With dense vegetation sprouting from the parched and arid terrain, the Almeria Sierras in mid-July were the perfect location for two different fires, nine days apart, to rip across the countryside, destroying anything that stood in their way.

Perched high on an isolated shelf in Spain’s Sierra de Cabrera, the trinkets and treasures hung upon every quirky cranny in Finca Listonero made the 300-year-old converted farmhouse every bit as beautiful on the inside as it was on the outside. But this “jewel amongst the desert” has been reduced to a heart-rending heap of rubble, whose charms have been replaced by charcoal.

Fact box

Climate change is expected to increase areas burnt by wildfires by 175% by 2050.

Wildfire seasons in Western America have been extended by 78 days.

The length of the burns has increased from 7.5 days per 1000 hectares to 37.1 days and is a response to a 0.87 degrees Celsius rise in temperature.

(Statistics taken from Gist.org)

Suffering from a prolonged period of drought, Matthew Edwards and his partner Carol Vanmosel, the proprietors of Finca Listonero, welcomed the heavy grey sky that hung unusually overhead, backed up by an equally favorable weather forecast that predicted rain. But when the thunder storm finally arrived, it took just an instant for a bolt of lightning to strike the land and ignite it into flames, with devastating consequences. The rain never came, albeit a few drops, which were not enough to rescue the couple’s livelihood from ruin.

Prioritizing the larger urbanizations and having to cover an area of 4,000 hectares, it took the firemen five hours before they finally arrived at the secluded hotel, by which time the damage had already been done. Although many other residents and local authorities believe the fire was started maliciously, Matt Edwards is doubtful that arsonists caused the blaze and believes it was ignited by a bolt of lightning. Mr. Edwards told RT:

“There are accusations flying around about how the fire began, like the flames were seen two hours before the bolt of lightning struck, but to be honest there are just too many discrepancies to these stories. With how hot it is been here this summer, the weather has to be the only offender.”

According to the newspaper, The Reader, at the time of the fires it was generally accepted that they were started deliberately. There was even suspicion that the area damaged happened to “conveniently” be a piece of land caught up in a clash between landowners, town halls and ecologists.
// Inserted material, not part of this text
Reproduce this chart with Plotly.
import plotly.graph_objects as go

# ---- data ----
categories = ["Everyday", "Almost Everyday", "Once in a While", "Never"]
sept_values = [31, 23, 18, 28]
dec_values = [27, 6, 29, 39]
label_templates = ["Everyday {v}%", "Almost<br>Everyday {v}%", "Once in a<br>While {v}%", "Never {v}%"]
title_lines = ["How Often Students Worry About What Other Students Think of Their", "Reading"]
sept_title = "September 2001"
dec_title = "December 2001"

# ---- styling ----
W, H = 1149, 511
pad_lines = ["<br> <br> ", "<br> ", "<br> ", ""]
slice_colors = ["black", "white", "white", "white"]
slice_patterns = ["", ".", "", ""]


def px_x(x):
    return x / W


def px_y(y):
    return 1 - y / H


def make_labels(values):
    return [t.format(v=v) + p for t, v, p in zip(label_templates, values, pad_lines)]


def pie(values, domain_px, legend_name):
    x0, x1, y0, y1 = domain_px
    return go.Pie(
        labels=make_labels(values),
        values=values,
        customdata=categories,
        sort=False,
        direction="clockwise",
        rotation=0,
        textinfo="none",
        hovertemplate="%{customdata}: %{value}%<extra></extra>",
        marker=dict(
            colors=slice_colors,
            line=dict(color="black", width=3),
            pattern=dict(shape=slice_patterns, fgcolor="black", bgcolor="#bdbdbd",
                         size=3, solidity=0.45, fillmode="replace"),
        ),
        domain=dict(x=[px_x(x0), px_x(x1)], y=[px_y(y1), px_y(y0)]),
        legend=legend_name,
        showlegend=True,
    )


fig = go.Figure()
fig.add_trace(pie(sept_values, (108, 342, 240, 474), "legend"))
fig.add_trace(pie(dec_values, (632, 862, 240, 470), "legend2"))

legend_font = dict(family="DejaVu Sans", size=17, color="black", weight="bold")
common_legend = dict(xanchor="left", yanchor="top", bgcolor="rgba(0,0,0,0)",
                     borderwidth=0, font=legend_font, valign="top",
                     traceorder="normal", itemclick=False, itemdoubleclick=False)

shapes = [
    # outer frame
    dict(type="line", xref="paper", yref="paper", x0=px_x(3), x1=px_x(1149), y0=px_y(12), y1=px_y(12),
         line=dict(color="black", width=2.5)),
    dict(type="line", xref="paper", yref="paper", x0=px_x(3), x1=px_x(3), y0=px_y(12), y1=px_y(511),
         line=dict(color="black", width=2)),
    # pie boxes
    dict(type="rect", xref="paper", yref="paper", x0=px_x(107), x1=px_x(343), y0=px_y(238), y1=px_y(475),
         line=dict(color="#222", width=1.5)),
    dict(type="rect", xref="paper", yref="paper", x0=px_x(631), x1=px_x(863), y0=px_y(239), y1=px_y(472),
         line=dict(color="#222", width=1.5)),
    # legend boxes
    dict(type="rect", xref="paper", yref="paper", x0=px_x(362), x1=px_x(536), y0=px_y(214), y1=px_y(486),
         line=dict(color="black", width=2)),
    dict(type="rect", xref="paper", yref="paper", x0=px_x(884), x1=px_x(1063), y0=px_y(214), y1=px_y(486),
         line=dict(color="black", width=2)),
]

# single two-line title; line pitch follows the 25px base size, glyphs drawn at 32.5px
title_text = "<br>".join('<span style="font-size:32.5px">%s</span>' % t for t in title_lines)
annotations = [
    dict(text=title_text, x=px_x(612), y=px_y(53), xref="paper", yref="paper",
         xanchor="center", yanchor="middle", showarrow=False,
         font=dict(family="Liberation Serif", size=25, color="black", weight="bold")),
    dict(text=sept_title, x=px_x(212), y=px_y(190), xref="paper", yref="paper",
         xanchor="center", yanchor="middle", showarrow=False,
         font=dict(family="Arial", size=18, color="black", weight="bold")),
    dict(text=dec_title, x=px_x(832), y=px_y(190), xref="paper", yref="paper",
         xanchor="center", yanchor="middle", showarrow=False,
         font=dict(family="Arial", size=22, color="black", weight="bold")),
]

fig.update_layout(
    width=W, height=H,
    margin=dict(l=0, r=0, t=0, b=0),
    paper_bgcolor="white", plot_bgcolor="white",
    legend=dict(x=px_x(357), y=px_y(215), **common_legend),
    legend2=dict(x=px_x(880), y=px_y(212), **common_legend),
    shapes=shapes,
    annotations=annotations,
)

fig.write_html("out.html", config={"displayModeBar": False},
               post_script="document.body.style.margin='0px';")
Despite a specialist arsonist team being flown in from Madrid and the possible “crime scenes” being sealed off, a lack of evidence meant that any beliefs that the flames were a result of foul play remain speculation. Whilst the cause of both fires continue to be disputed with many yearning for a more “dramatic” answer than a bolt of lightning, a spokesperson for the Emergency Military Unit announced that is was highly likely that the underground roots of the trees and shrub land put out in the first fire continued to burn, and the hot, dry winds caused them to explode into a second wildfire.
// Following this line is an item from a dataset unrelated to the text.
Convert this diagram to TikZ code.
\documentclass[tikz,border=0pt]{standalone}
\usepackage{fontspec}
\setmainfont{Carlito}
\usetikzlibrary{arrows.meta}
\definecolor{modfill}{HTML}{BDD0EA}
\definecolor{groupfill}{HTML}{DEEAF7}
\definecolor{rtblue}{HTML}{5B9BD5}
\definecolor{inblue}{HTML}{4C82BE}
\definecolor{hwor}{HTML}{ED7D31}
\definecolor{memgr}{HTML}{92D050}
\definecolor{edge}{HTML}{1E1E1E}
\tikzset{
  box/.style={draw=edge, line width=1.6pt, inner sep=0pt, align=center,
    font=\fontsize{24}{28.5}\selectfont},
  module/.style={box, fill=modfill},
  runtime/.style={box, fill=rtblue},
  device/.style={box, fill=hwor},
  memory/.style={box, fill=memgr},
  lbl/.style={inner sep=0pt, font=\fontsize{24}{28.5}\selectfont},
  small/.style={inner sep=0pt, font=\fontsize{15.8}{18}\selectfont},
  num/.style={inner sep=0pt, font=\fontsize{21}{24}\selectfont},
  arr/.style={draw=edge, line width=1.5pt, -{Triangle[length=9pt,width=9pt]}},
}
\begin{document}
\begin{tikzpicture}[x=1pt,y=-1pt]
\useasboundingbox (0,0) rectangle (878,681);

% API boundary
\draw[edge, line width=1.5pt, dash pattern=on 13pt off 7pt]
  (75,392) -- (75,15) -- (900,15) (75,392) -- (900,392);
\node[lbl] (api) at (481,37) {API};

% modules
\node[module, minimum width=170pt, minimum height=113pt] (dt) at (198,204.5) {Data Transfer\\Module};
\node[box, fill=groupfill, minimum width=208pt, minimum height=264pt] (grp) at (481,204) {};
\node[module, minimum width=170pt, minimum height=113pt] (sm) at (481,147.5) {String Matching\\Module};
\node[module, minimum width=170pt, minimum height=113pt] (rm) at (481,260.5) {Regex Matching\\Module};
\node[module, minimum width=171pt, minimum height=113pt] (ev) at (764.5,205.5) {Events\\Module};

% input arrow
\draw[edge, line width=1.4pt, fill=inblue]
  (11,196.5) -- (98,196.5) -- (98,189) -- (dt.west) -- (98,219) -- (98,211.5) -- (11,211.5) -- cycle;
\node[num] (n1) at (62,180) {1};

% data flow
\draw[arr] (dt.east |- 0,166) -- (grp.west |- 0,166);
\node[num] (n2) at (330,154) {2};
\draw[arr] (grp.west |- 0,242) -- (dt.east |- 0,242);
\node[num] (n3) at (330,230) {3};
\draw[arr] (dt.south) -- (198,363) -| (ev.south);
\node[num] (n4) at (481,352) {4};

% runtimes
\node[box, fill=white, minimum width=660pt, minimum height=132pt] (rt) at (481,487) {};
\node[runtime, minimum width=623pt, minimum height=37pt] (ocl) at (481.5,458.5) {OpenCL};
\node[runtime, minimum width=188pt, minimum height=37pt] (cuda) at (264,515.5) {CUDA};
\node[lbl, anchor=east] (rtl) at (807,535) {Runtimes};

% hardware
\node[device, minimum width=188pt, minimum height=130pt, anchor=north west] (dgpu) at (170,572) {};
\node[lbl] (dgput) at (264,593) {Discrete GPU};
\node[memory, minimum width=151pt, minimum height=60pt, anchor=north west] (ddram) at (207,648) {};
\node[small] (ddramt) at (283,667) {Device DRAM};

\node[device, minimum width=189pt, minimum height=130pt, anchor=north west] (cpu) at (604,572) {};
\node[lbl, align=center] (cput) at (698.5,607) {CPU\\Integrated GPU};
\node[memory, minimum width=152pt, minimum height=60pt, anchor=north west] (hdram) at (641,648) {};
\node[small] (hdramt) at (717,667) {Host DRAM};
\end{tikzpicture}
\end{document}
Judging by the summer’s shattering blazes, Neilson’s remarks to sciencedaily.com two years ago that, “In the future, catastrophic fire such as those in California may simply be a normal part of the landscape,” seem to bare some truth, not only in America, but in Europe as well. Whilst more research has been carried out and literature written examining the effects global warming is having on wildfires in California, the same life-devastating experiences in countries like Spain are less well-documented. Whilst the actual starting of a wildfire is often an ambiguous guess, ranging from a naïve tourist throwing a cigarette out of the window, to a malicious arsonist out for revenge, the spread and impact of the blazes are less disputable. As the warming climate encourages wildfires to thrive by aiding ignition and spurring them to spread, it is the likes of Matt Edwards and Carol Vanmosel, who describe this summer’s experiences as “a form of grief”, who are the real victims of a tragedy that could have arguably been prevented, if it were not for man’s destructive footprint on the planet.